Además, Jesús sabe que solo es verdaderamente libre quien no tiene el corazón atado a las personas que lo hirieron. Cada vez que alguien me hace un daño, mi corazón continúa siendo torturado mientras no le doy el perdón. Por eso, quien decide no perdonar las ofensas recibidas, termina por estar completamente encadenado y despacito va perdiendo el brillo de su vida, va envenenando todas sus relaciones, pierde la paz y la serenidad, se transforma en un esclavo de la tristeza... Quien cree que no debe perdonar a un hermano, aunque sea muy terrible lo que él hizo o porque ya no es la primera vez, se está condenando a sí mismo, a perder el sentido de la vida, a vivir como esclavo de sus heridas.
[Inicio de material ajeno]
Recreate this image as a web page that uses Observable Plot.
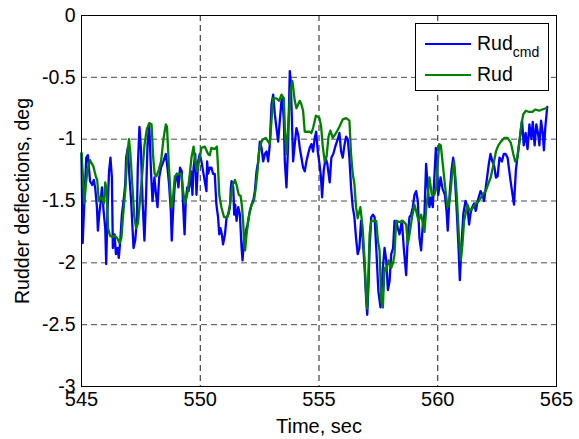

Es por eso que el Señor insiste con Pedro diciendo que se debe perdonar al menos setenta veces siete, esto es, siempre. Y nos consuela el hecho que, si Jesús dice esto a Pedro, es porque ciertamente él lo hace con nosotros. El Señor está dispuesto a perdonarnos siempre, no para que podamos pecar sin preocupaciones, sino para que trasformemos nuestras vidas contagiados por su amor.

El Señor te bendiga y te guarde.

El Señor te haga brillar su rostro y tenga misericordia de ti.

El Señor vuelva su mirada cariñosa y te de la paz.